● Given exercise: Skip the pictures and extract all of the lines exactly as written.

● Data:
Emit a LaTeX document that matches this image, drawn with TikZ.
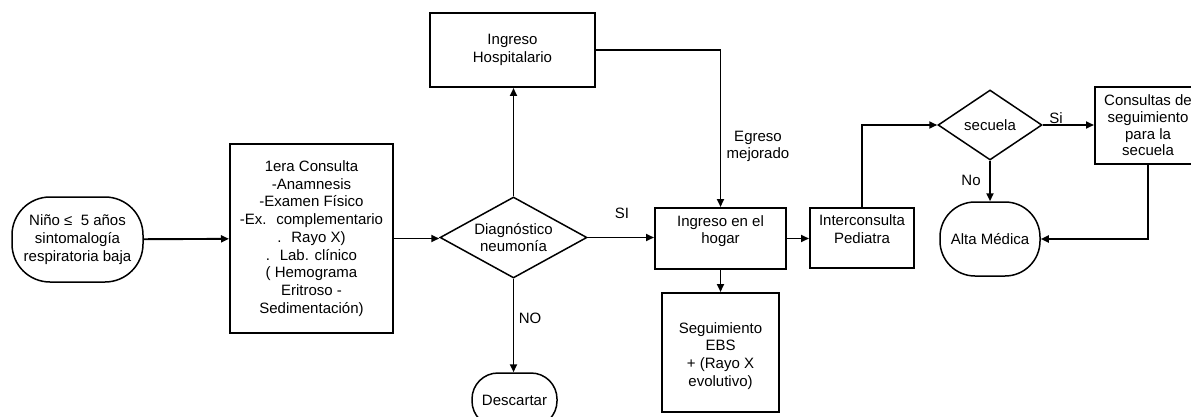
\documentclass[tikz,border=0pt]{standalone}
\usepackage{fontspec}
\setmainfont{Liberation Sans}
\usetikzlibrary{arrows.meta, positioning, shapes.geometric, calc}

\begin{document}
\begin{tikzpicture}[x=1pt, y=-1pt, >={Stealth[length=8pt, width=7pt, inset=0pt]},
    font=\fontsize{15}{17.7}\selectfont,
    proc/.style={rectangle, draw=black, line width=2pt, align=center, inner sep=0pt},
    term/.style={rectangle, draw=black, line width=1.5pt, align=center, inner sep=0pt},
    decision/.style={diamond, draw=black, line width=1.5pt, align=center, inner sep=0pt},
    flow/.style={->, line width=1.9pt}]
        \useasboundingbox (0,0) rectangle (1191,417);
        \clip (0,0) rectangle (1191,417);
        \node (nino) [term, minimum width=131pt, minimum height=85pt, rounded corners=38pt] at (77.5,239.5) {Niño ≤~ 5 años\\sintomalogía\\respiratoria baja};
        \node (consulta) [proc, minimum width=163pt, minimum height=189pt] at (311.5,238.5) {1era Consulta\\-Anamnesis\\-Examen Físico\\-Ex.~ complementario\\.~ Rayo X)\\.~ Lab. clínico\\( Hemograma\\Eritroso -\\Sedimentación)};
        \node (diag) [decision, shape aspect=1.8, minimum width=147pt, minimum height=81pt] at (513.5,237.5) {Diagnóstico\\neumonía};
        \node (hosp) [proc, minimum width=165pt, minimum height=74pt] at (512.5,50) {Ingreso\\Hospitalario};
        \node (desc) [term, minimum width=85pt, minimum height=54pt, rounded corners=26pt] at (514.5,400) {Descartar};
        \node (hogar) [proc, minimum width=131pt, minimum height=61pt] at (720.5,238.5) {Ingreso en el\\hogar\\~};
        \node (seg) [proc, minimum width=117pt, minimum height=119pt] at (720.5,352.5) {~\\Seguimiento\\EBS\\+ (Rayo X\\evolutivo)};
        \node (inter) [proc, minimum width=104pt, minimum height=60pt] at (862,238) {Interconsulta\\Pediatra\\~};
        \node (secuela) [decision, shape aspect=1.5, minimum width=104pt, minimum height=70pt] at (990,125) {secuela};
        \node (cons) [proc, minimum width=106pt, minimum height=77pt, font=\fontsize{15}{16.7}\selectfont] at (1148,125.5) {Consultas de\\seguimiento\\para la\\secuela};
        \node (alta) [term, minimum width=100pt, minimum height=74pt, rounded corners=35pt] at (990,239) {Alta Médica};
        % etiquetas
        \node (si) at (622,213) {SI};
        \node (no) at (530,318) {NO};
        \node (egreso) [align=center, font=\fontsize{15}{17}\selectfont] at (758,146) {Egreso\\mejorado};
        \node (sisec) at (1056,118) {Si};
        \node (nosec) at (971,180) {No};
        % flechas
        \draw[flow] (nino) -- (consulta);
        \draw[flow] (consulta.east) -- (consulta.east -| diag.west);
        \draw[flow] (diag.north) -- (diag.north |- hosp.south);
        \draw[flow] (hosp.east) -| (hogar.north);
        \draw[flow] (diag.east) -- (diag.east -| hogar.west);
        \draw[flow] (diag.south) -- (diag.south |- desc.north);
        \draw[flow] (hogar.south) -- (seg.north);
        \draw[flow] (hogar.east) -- (hogar.east -| inter.west);
        \draw[flow] (inter.north) |- (secuela.west);
        \draw[flow] (secuela.east) -- (secuela.east -| cons.west);
        \draw[flow] (secuela.south) -- (alta.north);
        \draw[flow] (cons.south) |- (alta.east);
    \end{tikzpicture}
\end{document}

● Worked answer:
Emit a LaTeX document that matches this image, drawn with TikZ.
\documentclass[tikz,border=0pt]{standalone}
\usepackage{fontspec}
\setmainfont{Liberation Sans}
\usetikzlibrary{arrows.meta, positioning, shapes.geometric, calc}

\begin{document}
\begin{tikzpicture}[x=1pt, y=-1pt, >={Stealth[length=8pt, width=7pt, inset=0pt]},
    font=\fontsize{15}{17.7}\selectfont,
    proc/.style={rectangle, draw=black, line width=2pt, align=center, inner sep=0pt},
    term/.style={rectangle, draw=black, line width=1.5pt, align=center, inner sep=0pt},
    decision/.style={diamond, draw=black, line width=1.5pt, align=center, inner sep=0pt},
    flow/.style={->, line width=1.9pt}]
        \useasboundingbox (0,0) rectangle (1191,417);
        \clip (0,0) rectangle (1191,417);
        \node (nino) [term, minimum width=131pt, minimum height=85pt, rounded corners=38pt] at (77.5,239.5) {Niño ≤~ 5 años\\sintomalogía\\respiratoria baja};
        \node (consulta) [proc, minimum width=163pt, minimum height=189pt] at (311.5,238.5) {1era Consulta\\-Anamnesis\\-Examen Físico\\-Ex.~ complementario\\.~ Rayo X)\\.~ Lab. clínico\\( Hemograma\\Eritroso -\\Sedimentación)};
        \node (diag) [decision, shape aspect=1.8, minimum width=147pt, minimum height=81pt] at (513.5,237.5) {Diagnóstico\\neumonía};
        \node (hosp) [proc, minimum width=165pt, minimum height=74pt] at (512.5,50) {Ingreso\\Hospitalario};
        \node (desc) [term, minimum width=85pt, minimum height=54pt, rounded corners=26pt] at (514.5,400) {Descartar};
        \node (hogar) [proc, minimum width=131pt, minimum height=61pt] at (720.5,238.5) {Ingreso en el\\hogar\\~};
        \node (seg) [proc, minimum width=117pt, minimum height=119pt] at (720.5,352.5) {~\\Seguimiento\\EBS\\+ (Rayo X\\evolutivo)};
        \node (inter) [proc, minimum width=104pt, minimum height=60pt] at (862,238) {Interconsulta\\Pediatra\\~};
        \node (secuela) [decision, shape aspect=1.5, minimum width=104pt, minimum height=70pt] at (990,125) {secuela};
        \node (cons) [proc, minimum width=106pt, minimum height=77pt, font=\fontsize{15}{16.7}\selectfont] at (1148,125.5) {Consultas de\\seguimiento\\para la\\secuela};
        \node (alta) [term, minimum width=100pt, minimum height=74pt, rounded corners=35pt] at (990,239) {Alta Médica};
        % etiquetas
        \node (si) at (622,213) {SI};
        \node (no) at (530,318) {NO};
        \node (egreso) [align=center, font=\fontsize{15}{17}\selectfont] at (758,146) {Egreso\\mejorado};
        \node (sisec) at (1056,118) {Si};
        \node (nosec) at (971,180) {No};
        % flechas
        \draw[flow] (nino) -- (consulta);
        \draw[flow] (consulta.east) -- (consulta.east -| diag.west);
        \draw[flow] (diag.north) -- (diag.north |- hosp.south);
        \draw[flow] (hosp.east) -| (hogar.north);
        \draw[flow] (diag.east) -- (diag.east -| hogar.west);
        \draw[flow] (diag.south) -- (diag.south |- desc.north);
        \draw[flow] (hogar.south) -- (seg.north);
        \draw[flow] (hogar.east) -- (hogar.east -| inter.west);
        \draw[flow] (inter.north) |- (secuela.west);
        \draw[flow] (secuela.east) -- (secuela.east -| cons.west);
        \draw[flow] (secuela.south) -- (alta.north);
        \draw[flow] (cons.south) |- (alta.east);
    \end{tikzpicture}
\end{document}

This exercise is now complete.